■ Given instruction:
Drop every picture, then transcribe the remaining data exactly.

■ Material provided:
━━━━━━━━━━━━━━━━━━━━
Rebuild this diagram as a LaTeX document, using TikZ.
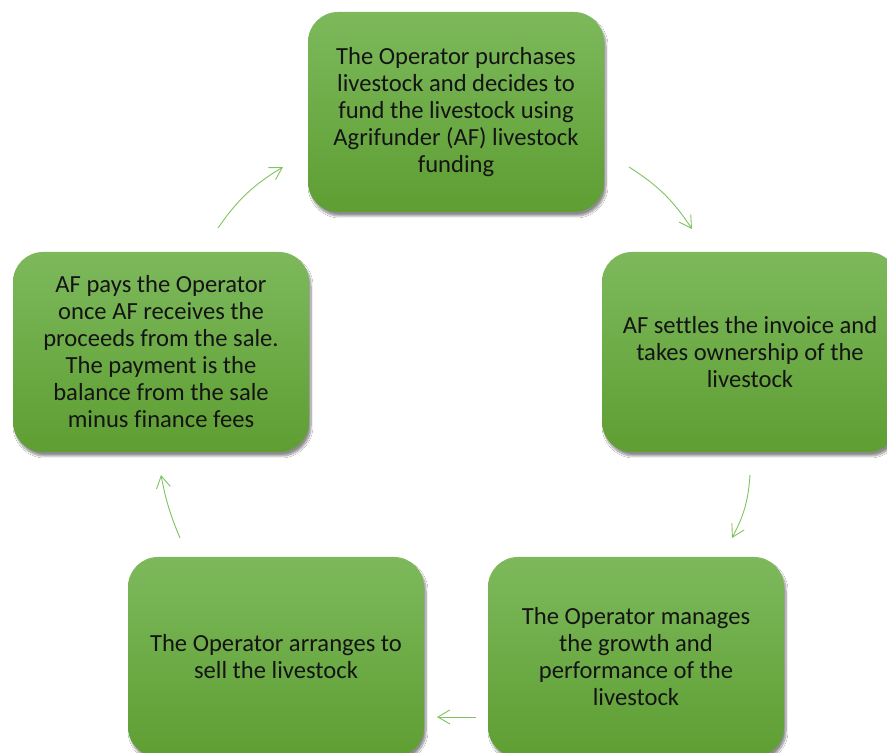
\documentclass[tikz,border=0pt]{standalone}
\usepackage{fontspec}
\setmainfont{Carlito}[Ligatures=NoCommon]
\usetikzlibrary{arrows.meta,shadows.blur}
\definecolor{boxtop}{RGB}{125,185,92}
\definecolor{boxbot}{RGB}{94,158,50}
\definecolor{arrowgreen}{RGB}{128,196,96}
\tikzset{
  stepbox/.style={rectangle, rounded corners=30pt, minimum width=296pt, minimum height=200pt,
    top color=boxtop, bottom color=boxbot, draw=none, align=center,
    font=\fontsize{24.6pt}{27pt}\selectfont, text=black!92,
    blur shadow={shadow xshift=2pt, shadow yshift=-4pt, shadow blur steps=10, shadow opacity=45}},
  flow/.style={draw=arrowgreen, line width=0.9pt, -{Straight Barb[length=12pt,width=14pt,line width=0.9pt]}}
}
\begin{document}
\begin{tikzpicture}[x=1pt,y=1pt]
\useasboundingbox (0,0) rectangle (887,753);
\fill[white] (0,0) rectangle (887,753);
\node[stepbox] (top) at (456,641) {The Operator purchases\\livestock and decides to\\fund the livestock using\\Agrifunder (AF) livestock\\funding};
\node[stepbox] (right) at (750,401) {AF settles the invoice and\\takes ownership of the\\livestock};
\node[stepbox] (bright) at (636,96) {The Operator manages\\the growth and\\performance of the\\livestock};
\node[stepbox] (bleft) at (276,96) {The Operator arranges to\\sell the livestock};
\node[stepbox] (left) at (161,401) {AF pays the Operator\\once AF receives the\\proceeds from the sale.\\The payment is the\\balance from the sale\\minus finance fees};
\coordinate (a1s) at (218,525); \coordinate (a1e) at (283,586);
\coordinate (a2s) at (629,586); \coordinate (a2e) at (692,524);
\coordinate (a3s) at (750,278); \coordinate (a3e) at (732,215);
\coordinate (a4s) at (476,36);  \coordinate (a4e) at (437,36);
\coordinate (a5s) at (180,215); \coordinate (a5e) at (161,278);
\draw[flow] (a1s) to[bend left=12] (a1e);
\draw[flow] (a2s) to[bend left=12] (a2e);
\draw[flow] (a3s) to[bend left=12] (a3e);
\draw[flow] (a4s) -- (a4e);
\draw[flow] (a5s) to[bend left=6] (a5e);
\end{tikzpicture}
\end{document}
━━━━━━━━━━━━━━━━━━━━
■ Answer to this problem:
Rebuild this diagram as a LaTeX document, using TikZ.
\documentclass[tikz,border=0pt]{standalone}
\usepackage{fontspec}
\setmainfont{Carlito}[Ligatures=NoCommon]
\usetikzlibrary{arrows.meta,shadows.blur}
\definecolor{boxtop}{RGB}{125,185,92}
\definecolor{boxbot}{RGB}{94,158,50}
\definecolor{arrowgreen}{RGB}{128,196,96}
\tikzset{
  stepbox/.style={rectangle, rounded corners=30pt, minimum width=296pt, minimum height=200pt,
    top color=boxtop, bottom color=boxbot, draw=none, align=center,
    font=\fontsize{24.6pt}{27pt}\selectfont, text=black!92,
    blur shadow={shadow xshift=2pt, shadow yshift=-4pt, shadow blur steps=10, shadow opacity=45}},
  flow/.style={draw=arrowgreen, line width=0.9pt, -{Straight Barb[length=12pt,width=14pt,line width=0.9pt]}}
}
\begin{document}
\begin{tikzpicture}[x=1pt,y=1pt]
\useasboundingbox (0,0) rectangle (887,753);
\fill[white] (0,0) rectangle (887,753);
\node[stepbox] (top) at (456,641) {The Operator purchases\\livestock and decides to\\fund the livestock using\\Agrifunder (AF) livestock\\funding};
\node[stepbox] (right) at (750,401) {AF settles the invoice and\\takes ownership of the\\livestock};
\node[stepbox] (bright) at (636,96) {The Operator manages\\the growth and\\performance of the\\livestock};
\node[stepbox] (bleft) at (276,96) {The Operator arranges to\\sell the livestock};
\node[stepbox] (left) at (161,401) {AF pays the Operator\\once AF receives the\\proceeds from the sale.\\The payment is the\\balance from the sale\\minus finance fees};
\coordinate (a1s) at (218,525); \coordinate (a1e) at (283,586);
\coordinate (a2s) at (629,586); \coordinate (a2e) at (692,524);
\coordinate (a3s) at (750,278); \coordinate (a3e) at (732,215);
\coordinate (a4s) at (476,36);  \coordinate (a4e) at (437,36);
\coordinate (a5s) at (180,215); \coordinate (a5e) at (161,278);
\draw[flow] (a1s) to[bend left=12] (a1e);
\draw[flow] (a2s) to[bend left=12] (a2e);
\draw[flow] (a3s) to[bend left=12] (a3e);
\draw[flow] (a4s) -- (a4e);
\draw[flow] (a5s) to[bend left=6] (a5e);
\end{tikzpicture}
\end{document}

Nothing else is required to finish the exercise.